Elizabeth is surrounded by her ladies in waiting, including her favoured, golden-haired Bess/Elizabeth Throckmorton played by the attractive Abbie Cornish [our favourite actress from TIFF back in the days of 2004, Somersault, then A Good Year [2006] and now Elizabeth: The Golden Age]. Elizabeth lives vicariously through Bess who has the figure and the bosom, the looks and the interesting life that the Queen yearns for, but in her position she cannot, she sets the regal example for the country. From the start, Bess shows a less than disinterested glance towards the "handsome" Drake, and Drake is courting Bess to gain the favour of the Queen, as Elizabeth forewarns her. Drake to paraphrase Lady Catherine in Young Bess, "you are not the first man to be in love with two women at the same time."

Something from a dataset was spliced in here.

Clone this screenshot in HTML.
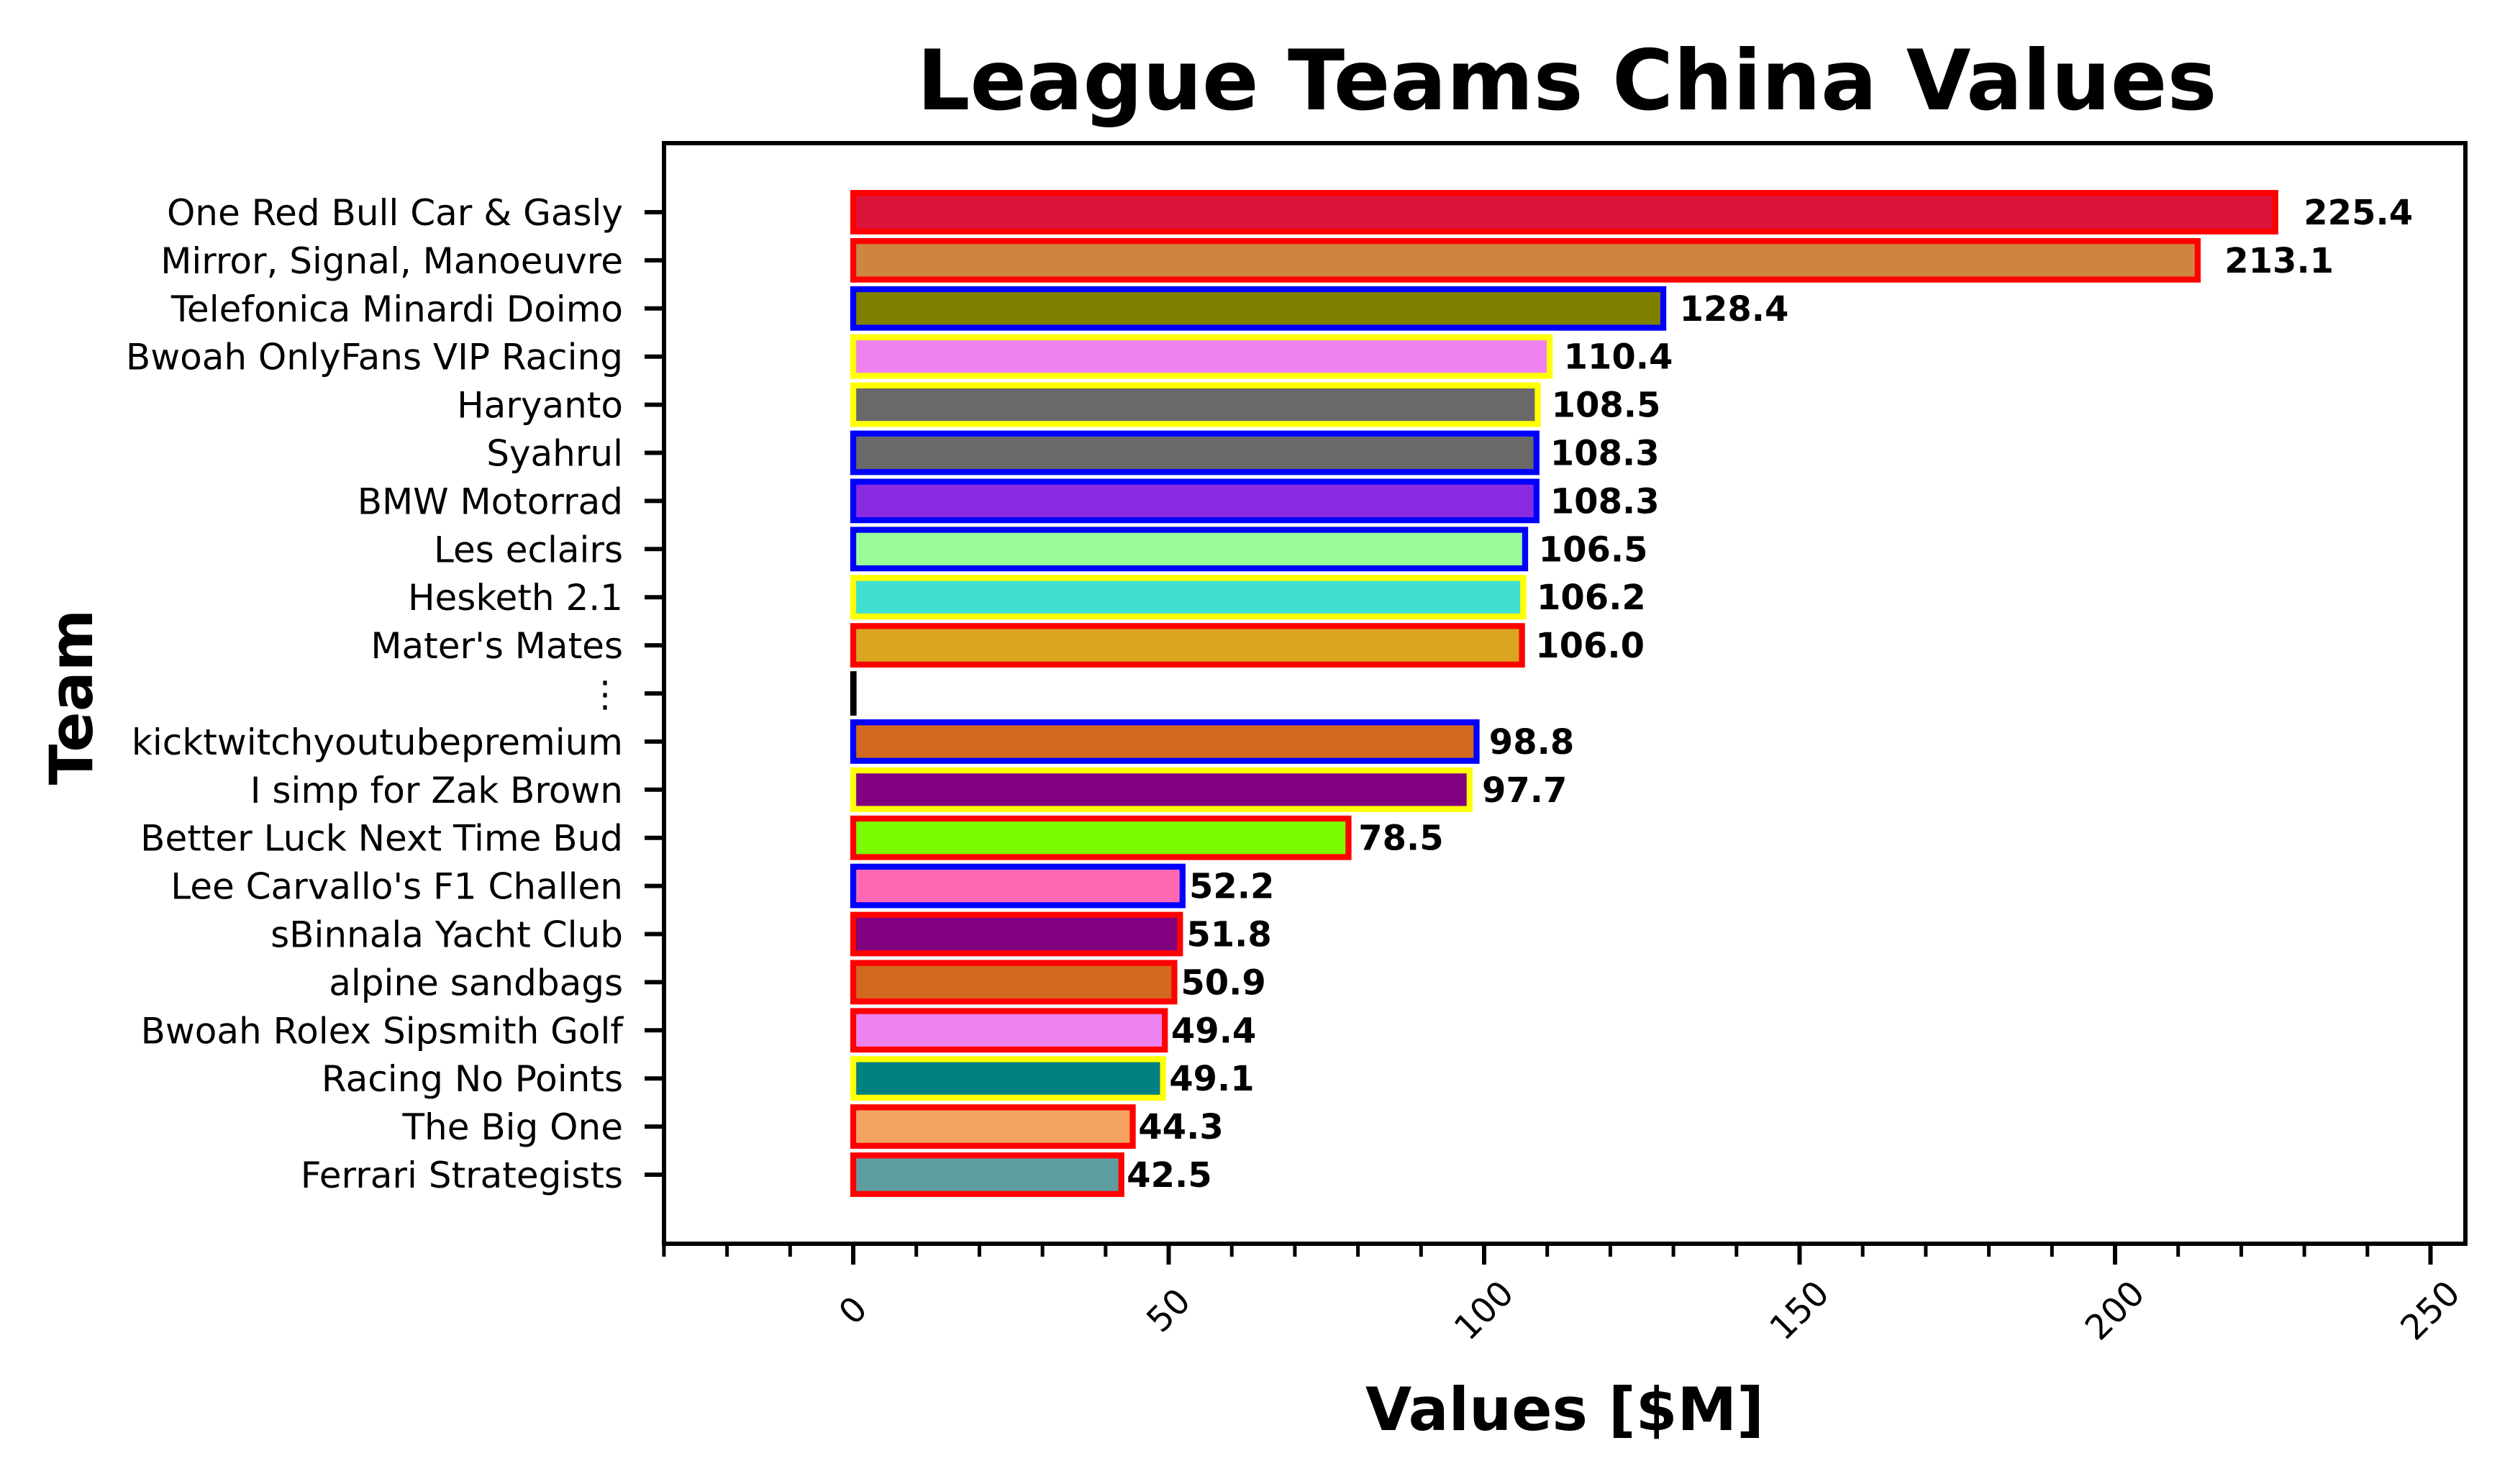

While England waits for an heir, Elizabeth's virginity and unmarried state is still a source of attraction for foreign suitors who seek marriage and alliances. She at best tolerates all the pomp and circumstance of court, explaining to the German dignitary that "I pretend there's a panel of glass between myself and the people. They can see me but they cannot touch me." A chivalrous and emboldened Francis Drake impresses himself upon the proceedings and banters with the Queen [ while still maintaining cordial respect and love], having returned from his journeys to the New World bearing gifts such as the potato for eating, tobacco for stimulation, native Indians, naming a parcel of land in the New World after the queen, [ and when I am married will it be called Conjulia? And no doubt you will name a city after yourself, she asks pompously ] and Spanish gold. Drake is not popular with the Spanish ambassadors, who call Drake a pirate. Drake in turn says, the more gold he takes from Spain, the better it is for the Queen. Drake as the ever loyal servant of the Queen - with the toothy grin played almost in caricature by Clive Owen who becomes the apple of the eye of Elizabeth. Cate Blanchett effortlessly sinks again into her role as the Virgin Queen - her inner conflicts as a woman balanced with being the dignified ruler of her country. Drake regales a mesmerized Elizabeth with tales of discovering the New World. Drake longs to sail again with her royal warrant back to Virginia, but with the assassination threat swirling about her, the Queen keeps Drake closeby elevating him to Sir and making him the chief of her security. However much she desires him, the relationship is at best hands off, and thus triggers a suiting between Bess and Raleigh. A dangerous triangle ensues between the three - and is delicately negotiated in the movie. In her private mooning for Drake, Elizabeth is almost reduced in character to a simpering woman with a crush, but when she has to defend her country facing the enemy army, and the Armada, she cries out, "By God, England will not fall while I am queen!" Elizabeth comes across as emotional, marching furiously about with her ladies trailing as she a country away waits out the hour of her cousin's execution, and superstitious, asking the tarot card reader John Dee for some measure of hope about the war.

The constraints of the budget reduce the naval scenes with the Armada which took weeks in history to mere minutes on screen - but the historial truth is maintained. By the end, with Spain fallen with the Armada, she elevated once again is the Queen.

"I am the Virgin Queen, I am unmarried, I am powerless to no man, I am the mother of my country. I am Queen. I am myself."